** Stated exercise **
Copy every line that mentions the word "with".

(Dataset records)
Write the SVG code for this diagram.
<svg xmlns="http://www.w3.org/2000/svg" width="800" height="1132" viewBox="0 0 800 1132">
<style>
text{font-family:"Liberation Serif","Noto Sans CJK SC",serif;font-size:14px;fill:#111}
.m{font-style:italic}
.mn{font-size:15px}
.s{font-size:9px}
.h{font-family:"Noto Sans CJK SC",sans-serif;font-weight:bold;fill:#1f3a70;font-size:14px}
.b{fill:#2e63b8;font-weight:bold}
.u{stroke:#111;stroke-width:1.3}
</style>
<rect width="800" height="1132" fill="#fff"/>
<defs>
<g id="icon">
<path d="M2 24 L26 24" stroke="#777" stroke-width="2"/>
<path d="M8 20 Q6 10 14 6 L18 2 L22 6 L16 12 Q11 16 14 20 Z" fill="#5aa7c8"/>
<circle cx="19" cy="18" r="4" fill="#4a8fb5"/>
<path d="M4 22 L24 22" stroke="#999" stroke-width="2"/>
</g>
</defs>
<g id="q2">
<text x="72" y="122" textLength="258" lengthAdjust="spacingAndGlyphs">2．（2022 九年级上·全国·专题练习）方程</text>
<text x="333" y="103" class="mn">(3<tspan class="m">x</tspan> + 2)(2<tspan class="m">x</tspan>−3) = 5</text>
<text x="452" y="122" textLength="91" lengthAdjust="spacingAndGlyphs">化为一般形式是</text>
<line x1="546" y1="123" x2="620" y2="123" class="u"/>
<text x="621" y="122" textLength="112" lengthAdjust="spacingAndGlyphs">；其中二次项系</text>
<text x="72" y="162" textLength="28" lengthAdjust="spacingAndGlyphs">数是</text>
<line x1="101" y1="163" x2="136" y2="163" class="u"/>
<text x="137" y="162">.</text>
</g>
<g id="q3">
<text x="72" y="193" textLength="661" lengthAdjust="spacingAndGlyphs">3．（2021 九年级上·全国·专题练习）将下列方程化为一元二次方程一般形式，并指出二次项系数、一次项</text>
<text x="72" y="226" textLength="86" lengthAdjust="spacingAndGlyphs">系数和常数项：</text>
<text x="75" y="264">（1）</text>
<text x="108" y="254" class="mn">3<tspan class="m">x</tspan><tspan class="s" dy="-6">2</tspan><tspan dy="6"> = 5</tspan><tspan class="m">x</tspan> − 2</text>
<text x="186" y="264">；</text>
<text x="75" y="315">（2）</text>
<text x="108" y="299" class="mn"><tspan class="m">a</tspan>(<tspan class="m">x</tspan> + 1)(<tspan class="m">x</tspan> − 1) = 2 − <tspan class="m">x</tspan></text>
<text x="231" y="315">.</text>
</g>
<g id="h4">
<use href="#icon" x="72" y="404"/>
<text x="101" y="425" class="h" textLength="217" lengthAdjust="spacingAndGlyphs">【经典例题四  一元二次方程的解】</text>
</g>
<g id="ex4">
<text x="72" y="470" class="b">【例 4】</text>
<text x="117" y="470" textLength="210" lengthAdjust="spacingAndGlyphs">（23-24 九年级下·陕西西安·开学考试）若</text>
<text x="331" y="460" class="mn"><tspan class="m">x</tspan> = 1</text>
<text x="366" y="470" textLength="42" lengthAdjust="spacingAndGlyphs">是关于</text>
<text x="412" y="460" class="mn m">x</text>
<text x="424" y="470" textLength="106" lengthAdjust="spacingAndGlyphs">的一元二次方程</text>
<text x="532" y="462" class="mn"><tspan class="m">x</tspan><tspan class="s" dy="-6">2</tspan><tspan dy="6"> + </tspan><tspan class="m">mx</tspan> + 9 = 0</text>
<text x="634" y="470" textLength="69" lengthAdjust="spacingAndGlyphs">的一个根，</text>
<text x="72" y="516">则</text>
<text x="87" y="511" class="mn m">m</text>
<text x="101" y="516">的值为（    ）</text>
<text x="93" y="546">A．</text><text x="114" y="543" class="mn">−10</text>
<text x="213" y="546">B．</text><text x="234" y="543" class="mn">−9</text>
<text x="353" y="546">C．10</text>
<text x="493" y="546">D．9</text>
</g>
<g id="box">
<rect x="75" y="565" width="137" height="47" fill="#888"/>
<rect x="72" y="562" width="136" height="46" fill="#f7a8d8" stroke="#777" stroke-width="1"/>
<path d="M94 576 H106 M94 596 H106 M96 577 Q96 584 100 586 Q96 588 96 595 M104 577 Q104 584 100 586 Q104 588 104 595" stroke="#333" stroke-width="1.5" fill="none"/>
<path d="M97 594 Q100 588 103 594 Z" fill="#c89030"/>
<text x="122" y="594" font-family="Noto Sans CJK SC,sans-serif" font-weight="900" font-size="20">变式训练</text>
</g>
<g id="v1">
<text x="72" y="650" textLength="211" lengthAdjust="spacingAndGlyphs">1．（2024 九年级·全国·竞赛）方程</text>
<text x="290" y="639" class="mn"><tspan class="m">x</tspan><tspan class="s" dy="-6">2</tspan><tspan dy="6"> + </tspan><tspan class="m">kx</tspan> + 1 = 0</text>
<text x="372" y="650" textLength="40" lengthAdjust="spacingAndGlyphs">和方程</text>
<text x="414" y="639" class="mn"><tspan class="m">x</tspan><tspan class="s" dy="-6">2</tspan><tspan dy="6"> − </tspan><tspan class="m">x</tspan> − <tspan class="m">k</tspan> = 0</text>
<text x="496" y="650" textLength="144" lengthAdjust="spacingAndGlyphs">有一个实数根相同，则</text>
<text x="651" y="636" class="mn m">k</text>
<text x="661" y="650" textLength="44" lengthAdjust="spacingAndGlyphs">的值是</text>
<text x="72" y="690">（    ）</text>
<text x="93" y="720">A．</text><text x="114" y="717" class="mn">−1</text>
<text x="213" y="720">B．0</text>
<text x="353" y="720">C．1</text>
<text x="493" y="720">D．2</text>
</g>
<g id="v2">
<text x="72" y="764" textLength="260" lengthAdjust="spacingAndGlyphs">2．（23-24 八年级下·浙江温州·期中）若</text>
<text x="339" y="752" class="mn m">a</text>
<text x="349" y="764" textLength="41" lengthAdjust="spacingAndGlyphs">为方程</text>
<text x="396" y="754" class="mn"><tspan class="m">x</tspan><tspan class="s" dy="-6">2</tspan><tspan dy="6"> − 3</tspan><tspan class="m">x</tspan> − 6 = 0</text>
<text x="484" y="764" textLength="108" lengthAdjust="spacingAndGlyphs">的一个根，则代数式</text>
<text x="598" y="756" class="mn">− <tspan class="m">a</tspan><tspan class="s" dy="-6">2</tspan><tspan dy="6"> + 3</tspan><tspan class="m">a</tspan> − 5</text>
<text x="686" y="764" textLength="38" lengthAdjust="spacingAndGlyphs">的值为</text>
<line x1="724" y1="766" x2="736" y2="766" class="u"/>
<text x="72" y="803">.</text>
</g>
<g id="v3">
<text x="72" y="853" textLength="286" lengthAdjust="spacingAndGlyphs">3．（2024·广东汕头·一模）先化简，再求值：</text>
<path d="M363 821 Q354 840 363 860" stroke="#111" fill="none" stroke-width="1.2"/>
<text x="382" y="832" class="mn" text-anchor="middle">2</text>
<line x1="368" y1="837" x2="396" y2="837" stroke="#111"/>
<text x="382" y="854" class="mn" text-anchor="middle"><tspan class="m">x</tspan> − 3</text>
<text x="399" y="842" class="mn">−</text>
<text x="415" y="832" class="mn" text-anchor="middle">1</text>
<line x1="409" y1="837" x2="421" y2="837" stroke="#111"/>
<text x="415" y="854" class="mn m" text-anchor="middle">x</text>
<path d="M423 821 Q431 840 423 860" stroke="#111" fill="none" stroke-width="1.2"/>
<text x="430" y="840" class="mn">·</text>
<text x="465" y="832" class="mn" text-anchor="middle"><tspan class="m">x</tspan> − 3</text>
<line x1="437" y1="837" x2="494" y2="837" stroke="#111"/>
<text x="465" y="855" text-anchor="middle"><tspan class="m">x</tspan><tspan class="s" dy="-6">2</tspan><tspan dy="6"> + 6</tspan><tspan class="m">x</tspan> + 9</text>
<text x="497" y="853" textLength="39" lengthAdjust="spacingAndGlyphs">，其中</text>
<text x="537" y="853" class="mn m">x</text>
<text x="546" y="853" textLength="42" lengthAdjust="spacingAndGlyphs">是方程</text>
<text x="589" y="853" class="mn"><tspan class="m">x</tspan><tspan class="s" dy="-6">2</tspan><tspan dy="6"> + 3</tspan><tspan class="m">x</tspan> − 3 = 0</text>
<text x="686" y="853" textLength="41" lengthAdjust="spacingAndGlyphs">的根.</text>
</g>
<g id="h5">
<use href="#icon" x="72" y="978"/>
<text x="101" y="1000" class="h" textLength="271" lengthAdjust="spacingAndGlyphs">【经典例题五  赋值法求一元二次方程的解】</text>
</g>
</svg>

* * *

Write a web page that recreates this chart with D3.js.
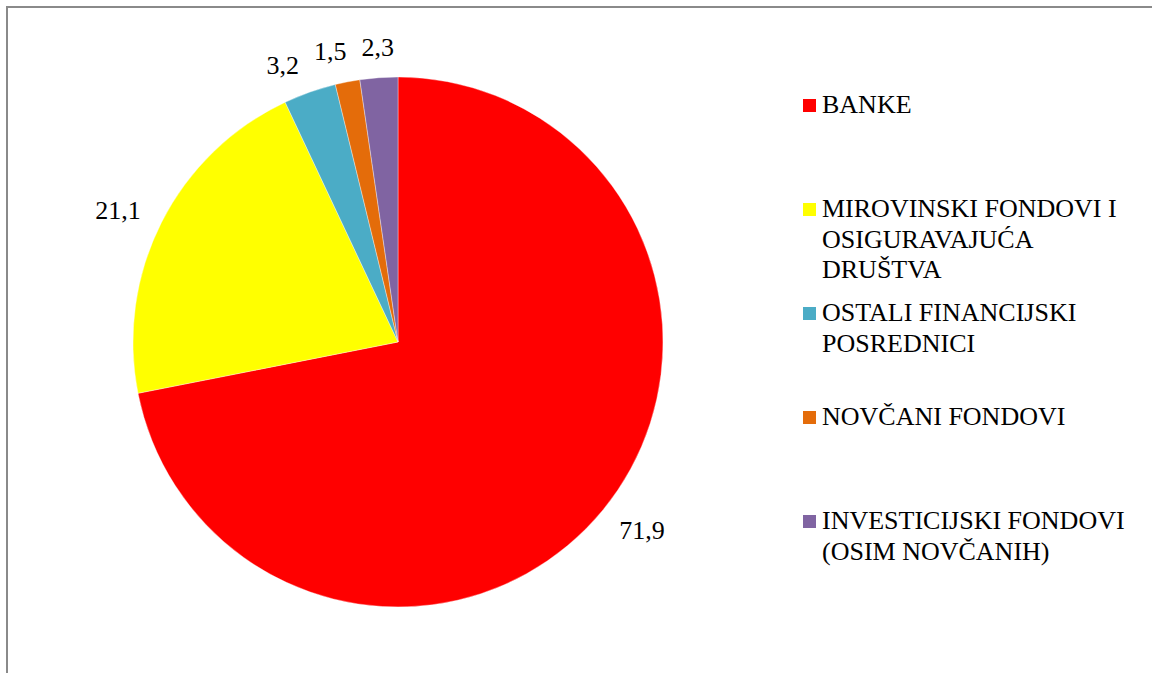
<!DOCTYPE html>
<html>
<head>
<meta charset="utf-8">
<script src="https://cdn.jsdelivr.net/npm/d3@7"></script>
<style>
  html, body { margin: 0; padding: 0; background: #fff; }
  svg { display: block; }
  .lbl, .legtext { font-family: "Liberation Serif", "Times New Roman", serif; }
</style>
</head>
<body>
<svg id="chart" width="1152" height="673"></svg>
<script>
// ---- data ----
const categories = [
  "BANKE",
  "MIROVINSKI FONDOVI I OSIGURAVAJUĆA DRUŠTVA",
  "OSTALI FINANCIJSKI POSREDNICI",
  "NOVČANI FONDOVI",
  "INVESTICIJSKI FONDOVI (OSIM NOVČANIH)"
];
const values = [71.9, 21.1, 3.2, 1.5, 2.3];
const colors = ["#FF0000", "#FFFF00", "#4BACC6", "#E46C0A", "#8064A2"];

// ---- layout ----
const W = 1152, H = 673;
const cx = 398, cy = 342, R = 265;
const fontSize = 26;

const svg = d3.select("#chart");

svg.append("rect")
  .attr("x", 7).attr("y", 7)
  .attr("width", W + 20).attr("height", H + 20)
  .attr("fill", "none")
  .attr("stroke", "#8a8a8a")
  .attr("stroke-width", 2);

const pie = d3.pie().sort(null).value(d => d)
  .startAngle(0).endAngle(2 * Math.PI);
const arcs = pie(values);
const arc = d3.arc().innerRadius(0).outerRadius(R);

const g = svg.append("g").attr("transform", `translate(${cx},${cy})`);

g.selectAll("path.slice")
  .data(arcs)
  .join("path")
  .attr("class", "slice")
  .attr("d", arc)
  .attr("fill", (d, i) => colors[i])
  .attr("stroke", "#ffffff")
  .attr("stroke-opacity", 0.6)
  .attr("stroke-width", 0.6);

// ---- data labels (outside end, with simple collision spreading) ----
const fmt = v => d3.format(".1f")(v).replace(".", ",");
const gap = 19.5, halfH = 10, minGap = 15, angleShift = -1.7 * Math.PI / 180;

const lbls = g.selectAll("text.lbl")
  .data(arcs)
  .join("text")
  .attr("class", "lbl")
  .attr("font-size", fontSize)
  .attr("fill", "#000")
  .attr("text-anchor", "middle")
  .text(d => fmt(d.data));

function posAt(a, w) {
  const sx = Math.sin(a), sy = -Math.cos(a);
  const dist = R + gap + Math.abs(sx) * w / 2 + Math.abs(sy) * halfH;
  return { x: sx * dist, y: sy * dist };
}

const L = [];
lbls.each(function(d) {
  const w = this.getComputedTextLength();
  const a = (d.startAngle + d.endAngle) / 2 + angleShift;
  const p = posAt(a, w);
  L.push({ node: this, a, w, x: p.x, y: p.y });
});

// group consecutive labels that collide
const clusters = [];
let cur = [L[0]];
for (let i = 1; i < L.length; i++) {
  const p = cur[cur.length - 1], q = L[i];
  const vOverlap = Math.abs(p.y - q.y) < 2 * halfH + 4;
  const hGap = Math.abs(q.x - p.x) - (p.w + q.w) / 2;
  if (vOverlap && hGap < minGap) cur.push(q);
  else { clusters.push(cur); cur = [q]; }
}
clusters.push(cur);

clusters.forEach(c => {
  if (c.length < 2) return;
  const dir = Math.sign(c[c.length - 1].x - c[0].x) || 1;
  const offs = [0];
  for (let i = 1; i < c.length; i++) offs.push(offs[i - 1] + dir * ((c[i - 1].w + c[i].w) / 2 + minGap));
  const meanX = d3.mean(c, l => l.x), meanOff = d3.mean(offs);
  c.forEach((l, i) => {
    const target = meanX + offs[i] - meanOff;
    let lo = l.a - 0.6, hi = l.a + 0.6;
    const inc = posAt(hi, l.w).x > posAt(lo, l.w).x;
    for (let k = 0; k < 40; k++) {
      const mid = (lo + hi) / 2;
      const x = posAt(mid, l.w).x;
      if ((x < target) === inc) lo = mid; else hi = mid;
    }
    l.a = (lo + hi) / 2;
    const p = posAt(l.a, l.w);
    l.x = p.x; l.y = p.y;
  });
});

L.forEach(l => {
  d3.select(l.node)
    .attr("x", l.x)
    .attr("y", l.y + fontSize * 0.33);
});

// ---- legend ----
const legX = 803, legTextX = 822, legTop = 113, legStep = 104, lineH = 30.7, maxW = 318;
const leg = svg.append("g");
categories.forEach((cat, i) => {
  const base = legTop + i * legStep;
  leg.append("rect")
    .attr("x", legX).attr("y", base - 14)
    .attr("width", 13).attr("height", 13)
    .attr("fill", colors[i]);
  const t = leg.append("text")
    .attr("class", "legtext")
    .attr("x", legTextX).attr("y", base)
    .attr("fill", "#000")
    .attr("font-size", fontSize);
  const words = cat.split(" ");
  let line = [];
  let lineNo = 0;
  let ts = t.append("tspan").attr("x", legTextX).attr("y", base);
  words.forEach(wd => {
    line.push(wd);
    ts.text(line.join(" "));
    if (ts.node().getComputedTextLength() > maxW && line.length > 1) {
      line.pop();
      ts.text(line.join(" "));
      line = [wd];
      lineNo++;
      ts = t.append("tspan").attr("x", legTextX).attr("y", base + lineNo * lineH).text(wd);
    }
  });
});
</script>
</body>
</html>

==

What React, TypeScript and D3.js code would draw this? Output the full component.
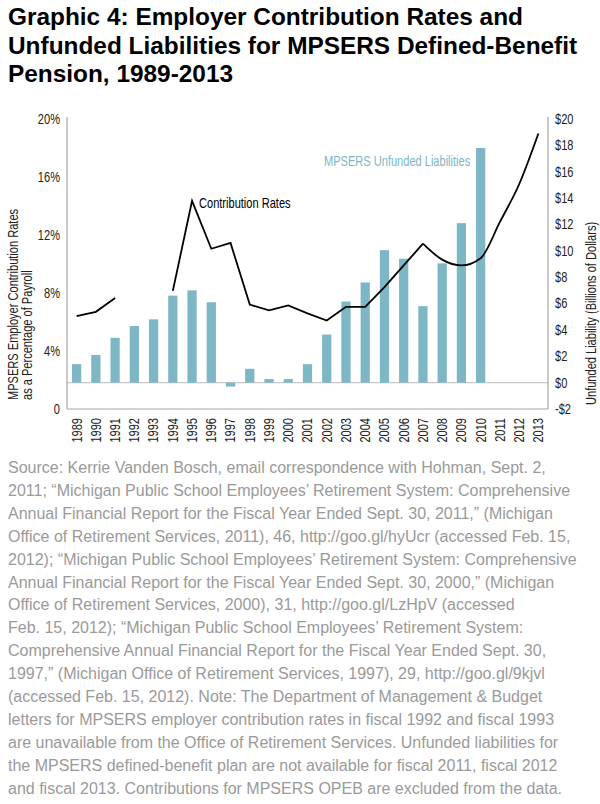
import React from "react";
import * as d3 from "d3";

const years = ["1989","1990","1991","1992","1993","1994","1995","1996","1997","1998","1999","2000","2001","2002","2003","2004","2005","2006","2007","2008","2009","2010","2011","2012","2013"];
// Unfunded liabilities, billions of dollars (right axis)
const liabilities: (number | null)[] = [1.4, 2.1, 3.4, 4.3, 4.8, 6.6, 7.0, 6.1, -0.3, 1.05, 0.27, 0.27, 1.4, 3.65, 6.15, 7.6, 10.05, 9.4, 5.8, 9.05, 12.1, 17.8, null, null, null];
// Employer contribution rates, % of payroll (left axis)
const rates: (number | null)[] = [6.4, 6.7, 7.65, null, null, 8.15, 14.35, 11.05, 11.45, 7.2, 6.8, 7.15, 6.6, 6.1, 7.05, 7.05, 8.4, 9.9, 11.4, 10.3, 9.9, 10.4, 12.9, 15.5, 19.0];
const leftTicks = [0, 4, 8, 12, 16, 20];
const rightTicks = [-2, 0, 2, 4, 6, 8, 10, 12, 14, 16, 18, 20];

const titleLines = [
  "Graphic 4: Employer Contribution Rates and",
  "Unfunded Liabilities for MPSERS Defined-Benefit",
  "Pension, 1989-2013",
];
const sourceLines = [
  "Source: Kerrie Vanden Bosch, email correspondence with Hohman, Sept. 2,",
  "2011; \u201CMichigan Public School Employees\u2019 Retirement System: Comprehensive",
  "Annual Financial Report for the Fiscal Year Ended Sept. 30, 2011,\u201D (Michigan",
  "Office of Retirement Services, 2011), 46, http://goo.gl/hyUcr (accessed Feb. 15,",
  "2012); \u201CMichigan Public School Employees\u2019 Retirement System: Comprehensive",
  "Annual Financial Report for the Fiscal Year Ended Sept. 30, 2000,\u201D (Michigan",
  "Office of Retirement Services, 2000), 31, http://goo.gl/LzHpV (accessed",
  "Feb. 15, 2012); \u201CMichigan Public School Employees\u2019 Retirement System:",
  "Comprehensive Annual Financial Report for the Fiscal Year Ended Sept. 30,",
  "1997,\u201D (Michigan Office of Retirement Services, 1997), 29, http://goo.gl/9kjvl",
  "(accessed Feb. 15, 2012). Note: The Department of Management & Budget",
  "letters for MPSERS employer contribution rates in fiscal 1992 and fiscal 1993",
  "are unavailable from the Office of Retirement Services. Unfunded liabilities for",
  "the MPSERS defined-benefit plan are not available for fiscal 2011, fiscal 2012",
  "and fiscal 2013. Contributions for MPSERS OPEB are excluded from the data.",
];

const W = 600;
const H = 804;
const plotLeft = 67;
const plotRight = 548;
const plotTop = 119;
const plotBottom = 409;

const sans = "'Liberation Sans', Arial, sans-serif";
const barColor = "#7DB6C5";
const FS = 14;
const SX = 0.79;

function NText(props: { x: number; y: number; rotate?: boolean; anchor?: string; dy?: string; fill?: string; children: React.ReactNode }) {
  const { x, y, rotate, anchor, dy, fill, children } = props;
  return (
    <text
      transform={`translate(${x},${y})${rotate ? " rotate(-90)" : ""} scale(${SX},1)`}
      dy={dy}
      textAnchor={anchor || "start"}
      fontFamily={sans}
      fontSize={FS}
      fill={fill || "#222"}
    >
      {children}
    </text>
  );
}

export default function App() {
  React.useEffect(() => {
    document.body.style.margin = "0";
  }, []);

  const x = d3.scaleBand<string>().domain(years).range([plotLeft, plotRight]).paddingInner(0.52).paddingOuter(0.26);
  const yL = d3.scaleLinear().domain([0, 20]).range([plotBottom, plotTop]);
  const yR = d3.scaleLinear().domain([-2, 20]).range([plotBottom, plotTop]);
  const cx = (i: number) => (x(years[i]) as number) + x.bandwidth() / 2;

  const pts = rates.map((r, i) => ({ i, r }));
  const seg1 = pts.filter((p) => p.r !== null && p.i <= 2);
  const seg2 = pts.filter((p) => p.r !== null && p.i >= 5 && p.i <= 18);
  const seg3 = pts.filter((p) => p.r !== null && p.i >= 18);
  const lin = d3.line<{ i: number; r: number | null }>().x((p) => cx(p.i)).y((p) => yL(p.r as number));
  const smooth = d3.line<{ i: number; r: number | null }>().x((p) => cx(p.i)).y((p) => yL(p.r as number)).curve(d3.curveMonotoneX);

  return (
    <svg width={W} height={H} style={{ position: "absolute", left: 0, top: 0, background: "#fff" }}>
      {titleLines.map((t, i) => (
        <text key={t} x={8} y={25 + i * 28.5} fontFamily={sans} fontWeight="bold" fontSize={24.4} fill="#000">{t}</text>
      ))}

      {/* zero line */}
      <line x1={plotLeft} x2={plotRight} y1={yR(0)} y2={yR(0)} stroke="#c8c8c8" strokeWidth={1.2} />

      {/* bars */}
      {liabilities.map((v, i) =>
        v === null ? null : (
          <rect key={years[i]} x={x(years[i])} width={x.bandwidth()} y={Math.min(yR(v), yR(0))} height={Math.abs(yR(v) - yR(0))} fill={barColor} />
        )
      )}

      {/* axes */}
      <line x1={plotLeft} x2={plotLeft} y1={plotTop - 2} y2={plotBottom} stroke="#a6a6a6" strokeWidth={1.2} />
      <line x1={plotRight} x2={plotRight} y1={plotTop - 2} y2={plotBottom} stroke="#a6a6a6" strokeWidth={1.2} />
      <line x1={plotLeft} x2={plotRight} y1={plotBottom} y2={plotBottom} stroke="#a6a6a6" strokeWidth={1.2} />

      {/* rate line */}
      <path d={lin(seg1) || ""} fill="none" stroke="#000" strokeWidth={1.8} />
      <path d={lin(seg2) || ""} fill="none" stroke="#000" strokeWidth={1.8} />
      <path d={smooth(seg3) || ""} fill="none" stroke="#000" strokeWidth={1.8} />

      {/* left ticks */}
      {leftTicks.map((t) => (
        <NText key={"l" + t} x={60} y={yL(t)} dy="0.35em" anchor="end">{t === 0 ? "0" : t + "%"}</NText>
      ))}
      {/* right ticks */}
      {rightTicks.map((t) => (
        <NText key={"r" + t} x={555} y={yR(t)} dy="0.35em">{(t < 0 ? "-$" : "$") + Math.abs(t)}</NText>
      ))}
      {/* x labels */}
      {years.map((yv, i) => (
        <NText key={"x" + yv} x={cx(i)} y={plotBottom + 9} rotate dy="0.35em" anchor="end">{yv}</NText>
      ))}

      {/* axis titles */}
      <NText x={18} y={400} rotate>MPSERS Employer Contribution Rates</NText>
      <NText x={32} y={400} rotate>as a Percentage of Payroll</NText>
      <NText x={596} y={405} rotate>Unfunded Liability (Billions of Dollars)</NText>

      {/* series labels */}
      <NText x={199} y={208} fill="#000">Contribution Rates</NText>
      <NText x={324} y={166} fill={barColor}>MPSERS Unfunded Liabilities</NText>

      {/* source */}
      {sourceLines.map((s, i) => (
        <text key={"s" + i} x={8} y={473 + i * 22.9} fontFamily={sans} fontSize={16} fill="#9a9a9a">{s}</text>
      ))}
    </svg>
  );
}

** Result **
Write a web page that recreates this chart with D3.js.
// ---- data labels (outside end, with simple collision spreading) ----
  "Source: Kerrie Vanden Bosch, email correspondence with Hohman, Sept. 2,",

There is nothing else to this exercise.